Great news for Downtown dwellers and the avant-garde peeps who appreciate Grand Avenue for its quirky coolness. Rene Andrade, the Nogales-born chef who garnered a following at Ghost Ranch, is opening his own Grand Avenue restaurant today in the tiny sunlit space that most recently housed Silvana Salcido Esparza’s Barrio Café Gran Reserva – and years before that, the historical Bragg’s Pie Factory and Bragg’s Pie Factory Diner. Andrade is calling his pie wedge-shaped place Bacanora, name-checking the little-known and underrated mezcal produced in the town of Bacanora in Sonora, Mexico. Once he gets a liquor license (it’s pending), he’ll be selling Bacanora and other classic Mexican bevvies. In the meantime, customers can make do with refreshing aguas frescas such as jamaica and lemonade.
The menu will be Sonoran-inflected. Andrade is intent on showcasing the simple, delicious food he grew up eating in Nogales, which means you can expect to find the basic, homey dishes of Mexico’s cattle-ranching breadbasket – an area that’s all about beef and flour. Think carne asada and pollo asado cooked on a traditional Santa Maria grill over olive, pecan and mesquite wood. Andrade has partnered with his longtime friends Armando Hernandez and Nadia Holguin of Tacos Chiwas, who share his same philosophy: simple food made with quality ingredients. They will be supplying Andrade with their home-made, 100 percent organic flour tortillas, while Andrade is buying chicken from Two Wash Ranch.

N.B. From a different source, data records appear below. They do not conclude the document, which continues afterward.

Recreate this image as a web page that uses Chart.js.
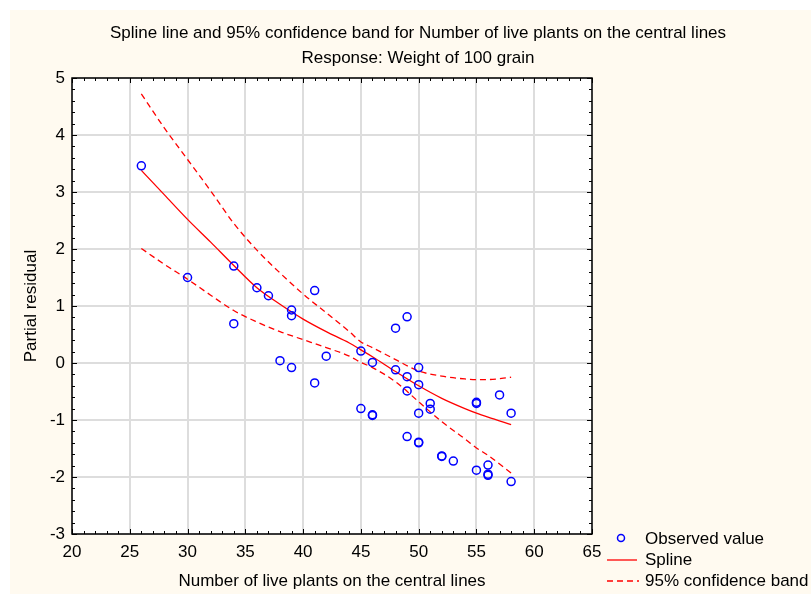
<!DOCTYPE html>
<html><head><meta charset="utf-8">
<script src="https://cdn.jsdelivr.net/npm/chart.js@4/dist/chart.umd.min.js"></script>
<style>html,body{margin:0;padding:0;background:#fff;}</style>
</head><body>
<canvas id="c" width="811" height="594" style="display:block;width:811px;height:594px"></canvas>
<script>
// ---- Data ----
const titleLines = ["Spline line and 95% confidence band for Number of live plants on the central lines", "Response: Weight of 100 grain"];
const xAxisTitle = "Number of live plants on the central lines";
const yAxisTitle = "Partial residual";
const legendLabels = ["Observed value", "Spline", "95% confidence band"];

const xTicks = [20, 25, 30, 35, 40, 45, 50, 55, 60, 65];
const yTicks = [-3, -2, -1, 0, 1, 2, 3, 4, 5];

const observedX = [26, 30, 34, 34, 36, 37, 38, 39, 39, 39, 41, 41, 42, 45, 45, 46, 46, 46, 48, 48, 49, 49, 49, 49, 50, 50, 50, 50, 50, 51, 51, 52, 52, 53, 55, 55, 55, 56, 56, 56, 57, 58, 58];
const observedY = [3.46, 1.50, 1.70, 0.69, 1.32, 1.18, 0.04, 0.93, 0.83, -0.08, 1.27, -0.35, 0.12, 0.21, -0.80, 0.01, -0.91, -0.92, 0.61, -0.12, 0.81, -0.24, -0.49, -1.29, -0.08, -0.38, -0.88, -1.39, -1.40, -0.71, -0.81, -1.63, -1.64, -1.72, -0.69, -0.71, -1.88, -1.79, -1.95, -1.97, -0.56, -0.88, -2.08];

const curveX  = [26, 28, 30, 32, 34, 36, 38, 40, 42, 44, 45, 46, 48, 50, 52, 54, 55, 56, 58];
const splineY = [3.38, 2.95, 2.52, 2.12, 1.71, 1.32, 1.03, 0.77, 0.55, 0.35, 0.23, 0.11, -0.15, -0.40, -0.62, -0.80, -0.88, -0.95, -1.08];
const upperY  = [4.72, 4.12, 3.57, 3.02, 2.45, 1.98, 1.58, 1.21, 0.88, 0.55, 0.37, 0.27, 0.06, -0.14, -0.23, -0.28, -0.29, -0.29, -0.25];
const lowerY  = [2.01, 1.73, 1.47, 1.19, 0.92, 0.72, 0.55, 0.41, 0.27, 0.12, 0.01, -0.08, -0.33, -0.68, -1.03, -1.33, -1.49, -1.62, -1.93];

// ---- Chart ----
const FONT = "'Liberation Sans', Arial, sans-serif";
const FS = 17;
Chart.defaults.font.family = FONT;
Chart.defaults.color = '#000';

const pts = (xs, ys) => xs.map((x, i) => ({x: x, y: ys[i]}));

const decor = {
  id: 'decor',
  beforeDraw(chart) {
    const ctx = chart.ctx, a = chart.chartArea;
    ctx.save();
    ctx.fillStyle = '#ffffff';
    ctx.fillRect(0, 0, chart.width, chart.height);
    ctx.fillStyle = '#fffaf0';
    ctx.fillRect(10, 10, chart.width - 10, chart.height - 10);
    ctx.fillStyle = '#ffffff';
    ctx.fillRect(a.left, a.top, a.right - a.left, a.bottom - a.top);
    ctx.restore();
  },
  afterDraw(chart) {
    const ctx = chart.ctx, a = chart.chartArea;
    const xs = chart.scales.x, ys = chart.scales.y;
    ctx.save();
    // minor / major inner ticks
    ctx.strokeStyle = '#000';
    ctx.lineWidth = 1;
    ctx.beginPath();
    for (let v = xs.min; v <= xs.max + 1e-9; v += 1) {
      const p = Math.round(xs.getPixelForValue(v)) + 0.5;
      const len = (Math.round(v) % 5 === 0) ? 5 : 3;
      ctx.moveTo(p, a.bottom); ctx.lineTo(p, a.bottom - len);
      ctx.moveTo(p, a.top); ctx.lineTo(p, a.top + len);
    }
    for (let k = 0; k <= 40; k++) {
      const v = ys.min + k * 0.2;
      const p = Math.round(ys.getPixelForValue(v)) + 0.5;
      const len = (k % 5 === 0) ? 5 : 3;
      ctx.moveTo(a.left, p); ctx.lineTo(a.left + len, p);
      ctx.moveTo(a.right, p); ctx.lineTo(a.right - len, p);
    }
    ctx.stroke();
    // frame
    ctx.lineWidth = 1.5;
    ctx.strokeStyle = '#000';
    ctx.strokeRect(a.left, a.top, a.right - a.left, a.bottom - a.top);

    // titles
    ctx.fillStyle = '#000';
    ctx.font = FS + 'px ' + FONT;
    ctx.textAlign = 'center';
    ctx.textBaseline = 'middle';
    ctx.fillText(titleLines[0], 418, 33);
    ctx.fillText(titleLines[1], 418, 58);
    ctx.fillText(xAxisTitle, (a.left + a.right) / 2, 581);
    ctx.save();
    ctx.translate(31, (a.top + a.bottom) / 2);
    ctx.rotate(-Math.PI / 2);
    ctx.fillText(yAxisTitle, 0, 0);
    ctx.restore();

    // legend
    const ds = chart.data.datasets;
    const lx0 = 607, lx1 = 637, tx = 645;
    const rows = [539, 560, 581];
    ctx.textAlign = 'left';
    ctx.textBaseline = 'middle';
    ctx.beginPath();
    ctx.strokeStyle = ds[0].borderColor; ctx.lineWidth = ds[0].borderWidth;
    ctx.arc(621, rows[0] - 1, 3.5, 0, Math.PI * 2);
    ctx.stroke();
    ctx.beginPath();
    ctx.strokeStyle = ds[1].borderColor; ctx.lineWidth = ds[1].borderWidth;
    ctx.moveTo(lx0, rows[1]); ctx.lineTo(lx1, rows[1]); ctx.stroke();
    ctx.beginPath();
    ctx.setLineDash(ds[2].borderDash);
    ctx.strokeStyle = ds[2].borderColor; ctx.lineWidth = ds[2].borderWidth;
    ctx.moveTo(lx0, rows[2]); ctx.lineTo(lx1 + 2, rows[2]); ctx.stroke();
    ctx.setLineDash([]);
    ctx.fillStyle = '#000';
    ctx.font = FS + 'px ' + FONT;
    legendLabels.forEach((t, i) => ctx.fillText(t, tx, rows[i]));
    ctx.restore();
  }
};

new Chart(document.getElementById('c'), {
  type: 'scatter',
  data: {
    datasets: [
      {label: legendLabels[0], data: pts(observedX, observedY), showLine: false,
       pointStyle: 'circle', pointRadius: 4, pointBorderWidth: 1.5, borderWidth: 1.5,
       borderColor: '#0000ff', pointBorderColor: '#0000ff', backgroundColor: 'rgba(0,0,0,0)', pointBackgroundColor: 'rgba(0,0,0,0)', order: 0},
      {label: legendLabels[1], data: pts(curveX, splineY), showLine: true, pointRadius: 0,
       borderColor: '#ff0000', borderWidth: 1.3, tension: 0.4, cubicInterpolationMode: 'monotone', order: 1},
      {label: legendLabels[2], data: pts(curveX, upperY), showLine: true, pointRadius: 0,
       borderColor: '#ff0000', borderWidth: 1.3, borderDash: [6, 4], cubicInterpolationMode: 'monotone', order: 2},
      {label: legendLabels[2], data: pts(curveX, lowerY), showLine: true, pointRadius: 0,
       borderColor: '#ff0000', borderWidth: 1.3, borderDash: [6, 4], cubicInterpolationMode: 'monotone', order: 2}
    ]
  },
  options: {
    responsive: false,
    animation: false,
    events: [],
    layout: {padding: {top: 78, right: 219, left: 0, bottom: 0}},
    plugins: {legend: {display: false}, title: {display: false}, tooltip: {enabled: false}},
    scales: {
      x: {
        type: 'linear', min: 20, max: 65,
        afterBuildTicks: s => { s.ticks = xTicks.map(v => ({value: v})); },
        afterFit: s => { s.height = 60; },
        ticks: {font: {size: FS}, color: '#000', padding: 8, maxRotation: 0, autoSkip: false},
        grid: {drawTicks: false, color: '#dddddd', lineWidth: 2},
        border: {display: false}
      },
      y: {
        type: 'linear', min: -3, max: 5,
        afterBuildTicks: s => { s.ticks = yTicks.map(v => ({value: v})); },
        afterFit: s => { s.width = 72; },
        ticks: {font: {size: FS}, color: '#000', padding: 7, autoSkip: false},
        grid: {drawTicks: false, color: '#dddddd', lineWidth: 2},
        border: {display: false}
      }
    }
  },
  plugins: [decor]
});
</script>
</body></html>
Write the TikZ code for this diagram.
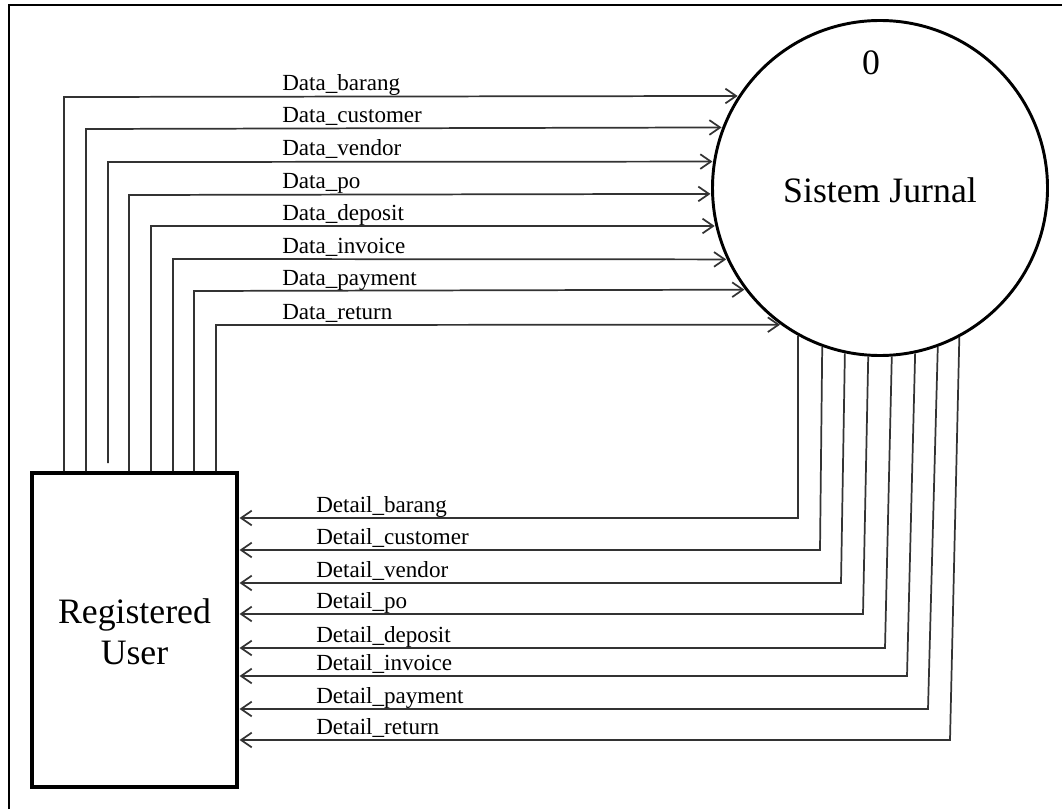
\documentclass[tikz,border=0pt]{standalone}
\usepackage{fontspec}
\setmainfont{Liberation Serif}
\usetikzlibrary{arrows.meta}
\begin{document}
\begin{tikzpicture}[x=0.75pt,y=-0.75pt,
  flow/.style={draw=black!80, line width=1.3pt,
    -{Straight Barb[length=8pt,width=11pt]}, shorten >=0.5pt},
  lbl/.style={inner sep=0pt, anchor=base west, font=\fontsize{17.3}{20}\selectfont},
  big/.style={inner sep=0pt, align=center, font=\fontsize{26.8}{31}\selectfont},
  entity/.style={draw, line width=2.8pt, minimum width=153.75pt, minimum height=235.5pt, inner sep=0pt},
  process/.style={circle, draw, line width=2.2pt, minimum size=251.25pt, inner sep=0pt}]
\useasboundingbox (0,0) rectangle (1062,809);

% frame
\draw[line width=2.2pt] (9,809) -- (9,5) -- (1062,5);

% external entity and process
\node[entity] (user) at (134.5,630) {};
\node[big] (userlbl) at (134.5,632) {Registered\\User};
\node[process] (sys) at (880,188) {};
\node[big] (num) at (871,63) {0};
\node[big] (syslbl) at (880,190) {Sistem Jurnal};

% flows from the user into the system
\foreach \name/\x/\y/\gap in {barang/64/97/0, customer/86/129/0, vendor/108/162/8,
    po/129/195/0, deposit/151/226/0, invoice/173/259/0, payment/194/291/0, return/216/325/0}{
  \pgfmathsetmacro\th{180-asin((188-\y)/167.5)}
  \draw[flow] ([yshift=\gap*0.75pt]user.north -| \x,0) -- (\x,\y) -- (sys.\th);
  \node[lbl] (in-\name) at (282,\y-6) {Data\_\name};
}

% flows from the system back to the user
\foreach \name/\xt/\xb/\y in {barang/800/798/518, customer/823/820/550, vendor/846/841/583,
    po/869/863/614, deposit/893/885/648, invoice/916/907/676, payment/938/928/709, return/960/950/740}{
  \pgfmathsetmacro\th{360-acos((\xt-880)/167.5)}
  \draw[flow] (sys.\th) -- (\xb,\y) -- (user.east |- 0,\y);
  \node[lbl] (out-\name) at (316,\y-6) {Detail\_\name};
}
\end{tikzpicture}
\end{document}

In the beginning (especially today), the menu will be very limited, but Andrade plans to expand it over time, adding shrimp ceviche, his own special frijoles and who knows what else? Andrade is a huge proponent of the tiny red-hot chiltepin pepper, native to Sonora and found in abundance on his family’s ranch in Baviácora, Sonora. He’ll be using plenty of it at the restaurant – in salsa and in the marinade for the carne asada. He also plans to make use of the queso fresco made on his family’s ranch. Just as Hernandez and Holguin celebrate the food of their native Chihuahua, Andrade will show us just how good real Sonoran cooking can be.
For now, Bacanora will be open Friday and Saturday at 4 p.m. for takeout. Very soon, there will be a shady sidewalk patio and extended hours, including an 11 a.m. opening. I. Can’t. Wait.